#### Directive:
Do any lines in the data below contain "this"? If so, copy every one of them.

----- Provided entries

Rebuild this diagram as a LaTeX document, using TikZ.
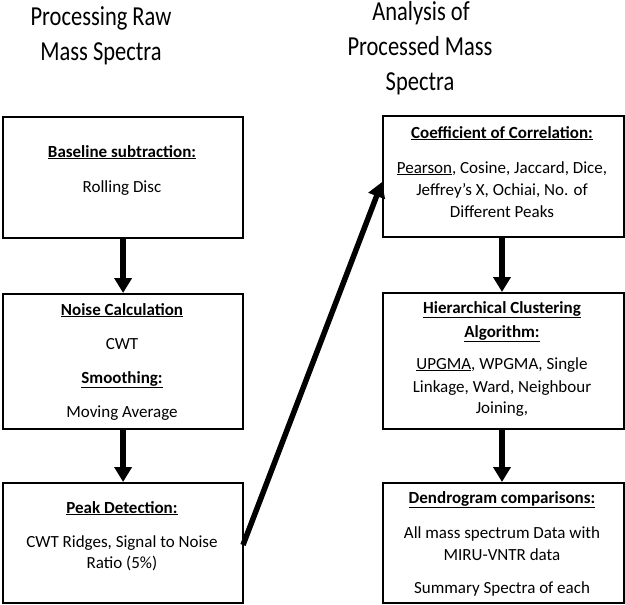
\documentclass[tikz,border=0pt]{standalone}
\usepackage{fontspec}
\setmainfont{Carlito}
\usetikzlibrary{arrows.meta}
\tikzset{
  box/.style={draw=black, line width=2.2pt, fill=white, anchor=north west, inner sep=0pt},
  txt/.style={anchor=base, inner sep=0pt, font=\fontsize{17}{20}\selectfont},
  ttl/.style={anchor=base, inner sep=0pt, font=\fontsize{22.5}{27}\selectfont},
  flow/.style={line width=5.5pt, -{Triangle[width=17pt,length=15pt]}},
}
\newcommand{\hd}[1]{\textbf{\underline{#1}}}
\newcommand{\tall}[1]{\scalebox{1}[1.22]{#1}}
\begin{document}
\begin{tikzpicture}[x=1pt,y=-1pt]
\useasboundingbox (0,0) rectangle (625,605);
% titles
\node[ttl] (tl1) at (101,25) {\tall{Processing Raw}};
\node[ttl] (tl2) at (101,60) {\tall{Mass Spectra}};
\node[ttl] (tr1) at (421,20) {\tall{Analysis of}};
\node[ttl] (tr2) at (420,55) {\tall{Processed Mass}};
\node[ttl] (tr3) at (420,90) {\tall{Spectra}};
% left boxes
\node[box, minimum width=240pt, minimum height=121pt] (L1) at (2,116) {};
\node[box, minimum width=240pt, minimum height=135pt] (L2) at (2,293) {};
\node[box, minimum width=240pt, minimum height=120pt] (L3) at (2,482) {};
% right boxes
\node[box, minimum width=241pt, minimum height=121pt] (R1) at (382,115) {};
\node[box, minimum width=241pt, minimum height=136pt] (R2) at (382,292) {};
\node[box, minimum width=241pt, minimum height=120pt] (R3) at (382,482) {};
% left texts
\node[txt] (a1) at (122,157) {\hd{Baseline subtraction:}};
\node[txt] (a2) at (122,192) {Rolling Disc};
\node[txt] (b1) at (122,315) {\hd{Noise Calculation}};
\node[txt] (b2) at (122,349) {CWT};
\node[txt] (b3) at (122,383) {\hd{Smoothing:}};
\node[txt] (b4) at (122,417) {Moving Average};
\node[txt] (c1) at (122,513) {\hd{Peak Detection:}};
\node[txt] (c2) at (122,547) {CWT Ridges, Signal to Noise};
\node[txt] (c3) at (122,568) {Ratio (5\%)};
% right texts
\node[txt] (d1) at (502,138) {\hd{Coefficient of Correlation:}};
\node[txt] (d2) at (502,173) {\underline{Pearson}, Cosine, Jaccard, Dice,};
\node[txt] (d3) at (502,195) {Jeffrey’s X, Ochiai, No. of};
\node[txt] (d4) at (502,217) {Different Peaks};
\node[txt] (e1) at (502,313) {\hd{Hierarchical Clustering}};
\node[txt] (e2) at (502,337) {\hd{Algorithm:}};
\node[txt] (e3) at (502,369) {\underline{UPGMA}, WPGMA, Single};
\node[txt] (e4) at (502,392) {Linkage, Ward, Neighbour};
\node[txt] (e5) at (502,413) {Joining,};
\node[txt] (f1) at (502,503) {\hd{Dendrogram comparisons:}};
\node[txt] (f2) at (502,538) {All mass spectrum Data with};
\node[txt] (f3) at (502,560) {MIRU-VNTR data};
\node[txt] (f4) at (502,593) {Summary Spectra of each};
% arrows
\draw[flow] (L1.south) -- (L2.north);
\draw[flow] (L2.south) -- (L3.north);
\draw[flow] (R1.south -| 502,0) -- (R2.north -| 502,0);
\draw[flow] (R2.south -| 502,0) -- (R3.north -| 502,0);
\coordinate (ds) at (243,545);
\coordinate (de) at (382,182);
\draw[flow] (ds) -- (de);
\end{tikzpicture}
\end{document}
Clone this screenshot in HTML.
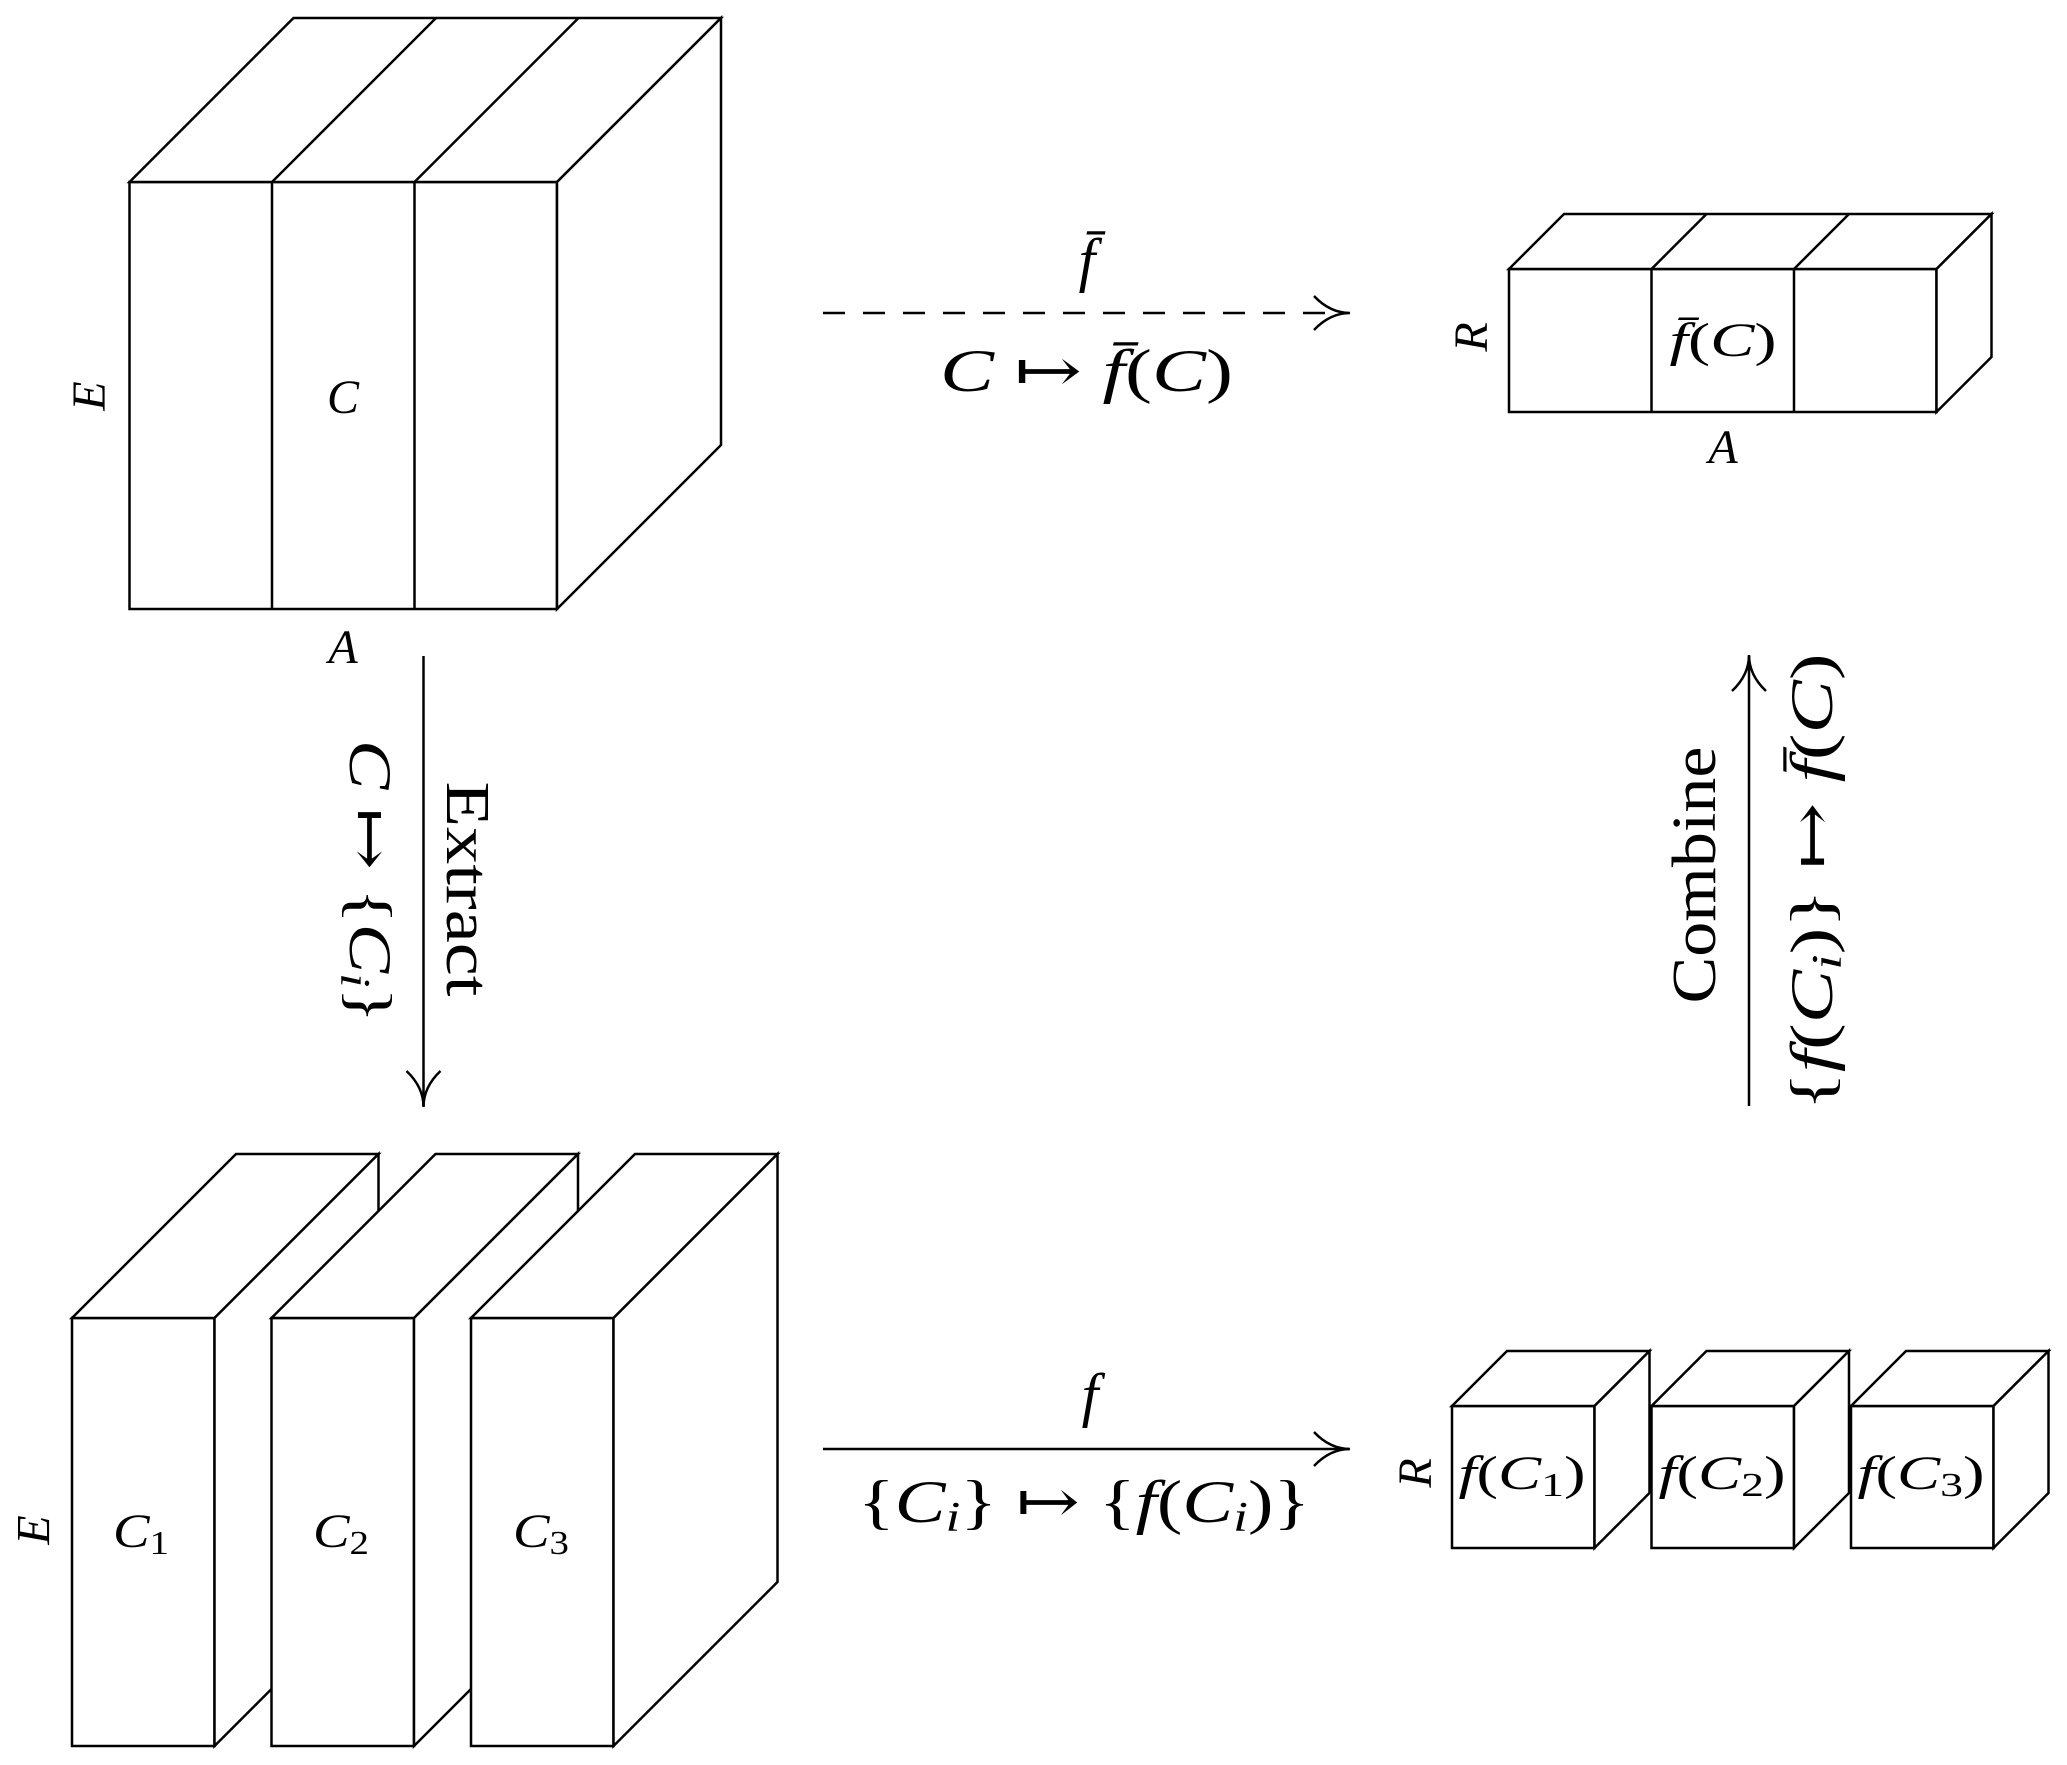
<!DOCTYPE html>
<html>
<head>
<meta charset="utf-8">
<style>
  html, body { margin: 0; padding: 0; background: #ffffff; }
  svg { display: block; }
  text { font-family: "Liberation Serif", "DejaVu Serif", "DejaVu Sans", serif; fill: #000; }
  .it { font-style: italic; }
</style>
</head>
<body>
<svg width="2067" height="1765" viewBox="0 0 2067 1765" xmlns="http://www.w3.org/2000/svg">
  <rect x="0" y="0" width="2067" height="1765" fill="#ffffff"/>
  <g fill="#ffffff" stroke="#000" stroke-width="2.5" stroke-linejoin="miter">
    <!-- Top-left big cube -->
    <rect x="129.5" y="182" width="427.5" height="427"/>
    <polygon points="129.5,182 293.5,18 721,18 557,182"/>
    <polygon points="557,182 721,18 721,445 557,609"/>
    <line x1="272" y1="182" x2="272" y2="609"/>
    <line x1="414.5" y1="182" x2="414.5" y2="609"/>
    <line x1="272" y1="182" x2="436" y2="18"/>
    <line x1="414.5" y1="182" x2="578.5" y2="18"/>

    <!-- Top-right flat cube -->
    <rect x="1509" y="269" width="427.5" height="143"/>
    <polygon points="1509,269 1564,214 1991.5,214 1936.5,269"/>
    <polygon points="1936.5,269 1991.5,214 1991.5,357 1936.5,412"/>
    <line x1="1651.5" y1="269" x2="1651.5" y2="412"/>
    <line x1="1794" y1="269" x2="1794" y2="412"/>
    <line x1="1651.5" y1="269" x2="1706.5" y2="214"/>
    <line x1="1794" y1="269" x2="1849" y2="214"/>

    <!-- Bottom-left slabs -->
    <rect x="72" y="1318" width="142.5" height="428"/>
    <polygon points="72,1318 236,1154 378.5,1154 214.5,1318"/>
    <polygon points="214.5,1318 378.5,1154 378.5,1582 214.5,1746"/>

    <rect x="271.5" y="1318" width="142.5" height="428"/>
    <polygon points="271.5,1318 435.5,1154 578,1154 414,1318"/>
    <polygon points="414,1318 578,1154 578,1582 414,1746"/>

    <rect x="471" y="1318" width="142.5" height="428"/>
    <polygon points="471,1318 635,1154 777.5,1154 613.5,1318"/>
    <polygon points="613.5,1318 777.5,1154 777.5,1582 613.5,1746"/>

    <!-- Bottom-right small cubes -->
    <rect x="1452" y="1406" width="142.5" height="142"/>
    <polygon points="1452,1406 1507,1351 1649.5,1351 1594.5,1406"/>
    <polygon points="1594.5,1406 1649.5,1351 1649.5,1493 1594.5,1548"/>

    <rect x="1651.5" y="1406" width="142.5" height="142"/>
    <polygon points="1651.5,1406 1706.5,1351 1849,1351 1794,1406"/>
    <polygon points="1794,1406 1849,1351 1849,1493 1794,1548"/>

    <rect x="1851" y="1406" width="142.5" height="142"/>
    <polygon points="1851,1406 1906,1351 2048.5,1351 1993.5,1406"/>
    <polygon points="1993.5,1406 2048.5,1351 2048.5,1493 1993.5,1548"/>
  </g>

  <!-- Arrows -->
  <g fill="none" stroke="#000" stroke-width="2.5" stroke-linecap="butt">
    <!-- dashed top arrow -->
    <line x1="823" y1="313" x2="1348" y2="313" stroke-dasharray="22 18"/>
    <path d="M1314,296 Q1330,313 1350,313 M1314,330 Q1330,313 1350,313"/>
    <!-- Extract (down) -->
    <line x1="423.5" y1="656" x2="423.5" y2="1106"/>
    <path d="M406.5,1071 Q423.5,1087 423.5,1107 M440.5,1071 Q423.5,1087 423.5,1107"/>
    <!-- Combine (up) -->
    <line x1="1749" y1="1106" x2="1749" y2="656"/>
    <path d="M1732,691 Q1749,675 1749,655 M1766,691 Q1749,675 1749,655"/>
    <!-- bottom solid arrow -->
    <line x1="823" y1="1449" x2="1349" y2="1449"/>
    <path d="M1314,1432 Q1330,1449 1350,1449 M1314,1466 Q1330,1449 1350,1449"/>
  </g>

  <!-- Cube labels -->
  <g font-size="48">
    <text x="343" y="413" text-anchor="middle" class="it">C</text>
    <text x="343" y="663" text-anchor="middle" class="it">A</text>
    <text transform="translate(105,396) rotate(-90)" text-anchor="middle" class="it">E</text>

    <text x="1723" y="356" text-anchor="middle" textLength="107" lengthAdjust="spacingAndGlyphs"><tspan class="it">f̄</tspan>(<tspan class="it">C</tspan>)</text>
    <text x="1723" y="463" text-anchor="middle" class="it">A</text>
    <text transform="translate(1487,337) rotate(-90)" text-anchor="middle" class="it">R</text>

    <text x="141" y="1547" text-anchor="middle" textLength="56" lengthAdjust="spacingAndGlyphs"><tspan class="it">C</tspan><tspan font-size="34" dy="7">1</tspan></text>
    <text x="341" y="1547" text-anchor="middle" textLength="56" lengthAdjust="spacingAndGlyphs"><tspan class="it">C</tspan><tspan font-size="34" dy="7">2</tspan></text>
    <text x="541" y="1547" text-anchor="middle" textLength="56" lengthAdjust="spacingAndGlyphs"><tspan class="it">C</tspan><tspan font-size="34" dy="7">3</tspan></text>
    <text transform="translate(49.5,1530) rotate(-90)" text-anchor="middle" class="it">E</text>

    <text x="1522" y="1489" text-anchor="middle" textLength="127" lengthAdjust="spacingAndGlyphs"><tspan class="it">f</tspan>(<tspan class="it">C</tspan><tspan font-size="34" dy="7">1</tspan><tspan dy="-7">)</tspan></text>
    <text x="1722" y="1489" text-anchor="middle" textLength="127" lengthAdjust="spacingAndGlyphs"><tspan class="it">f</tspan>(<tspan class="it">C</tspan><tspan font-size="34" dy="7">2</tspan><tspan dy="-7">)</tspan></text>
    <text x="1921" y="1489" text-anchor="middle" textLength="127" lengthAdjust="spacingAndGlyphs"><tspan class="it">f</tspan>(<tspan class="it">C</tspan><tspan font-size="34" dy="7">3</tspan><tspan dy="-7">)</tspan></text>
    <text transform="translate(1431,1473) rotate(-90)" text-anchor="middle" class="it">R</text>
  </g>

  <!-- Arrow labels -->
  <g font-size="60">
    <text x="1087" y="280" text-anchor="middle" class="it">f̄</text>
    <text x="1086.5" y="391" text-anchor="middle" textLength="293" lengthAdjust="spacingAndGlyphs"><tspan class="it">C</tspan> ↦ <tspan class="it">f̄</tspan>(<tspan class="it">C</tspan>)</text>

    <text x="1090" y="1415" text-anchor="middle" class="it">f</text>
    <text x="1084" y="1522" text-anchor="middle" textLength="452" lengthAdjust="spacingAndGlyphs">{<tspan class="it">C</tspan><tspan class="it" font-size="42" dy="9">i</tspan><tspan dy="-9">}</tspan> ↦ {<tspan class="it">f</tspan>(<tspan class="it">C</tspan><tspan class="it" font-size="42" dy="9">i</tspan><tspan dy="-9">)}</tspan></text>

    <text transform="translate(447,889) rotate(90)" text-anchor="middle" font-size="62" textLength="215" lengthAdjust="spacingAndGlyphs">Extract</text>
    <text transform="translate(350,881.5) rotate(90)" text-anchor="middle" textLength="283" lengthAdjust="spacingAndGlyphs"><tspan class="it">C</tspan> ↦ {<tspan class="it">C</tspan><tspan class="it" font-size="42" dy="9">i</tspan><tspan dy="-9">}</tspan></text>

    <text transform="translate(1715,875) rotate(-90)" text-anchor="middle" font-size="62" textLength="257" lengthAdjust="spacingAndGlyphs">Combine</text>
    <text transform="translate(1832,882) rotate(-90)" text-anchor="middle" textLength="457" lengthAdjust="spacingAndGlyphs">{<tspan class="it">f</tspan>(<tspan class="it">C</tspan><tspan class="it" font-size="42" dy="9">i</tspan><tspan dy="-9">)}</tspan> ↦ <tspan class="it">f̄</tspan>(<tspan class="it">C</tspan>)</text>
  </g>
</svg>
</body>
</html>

----------

#### Result:
Rebuild this diagram as a LaTeX document, using TikZ.
Clone this screenshot in HTML.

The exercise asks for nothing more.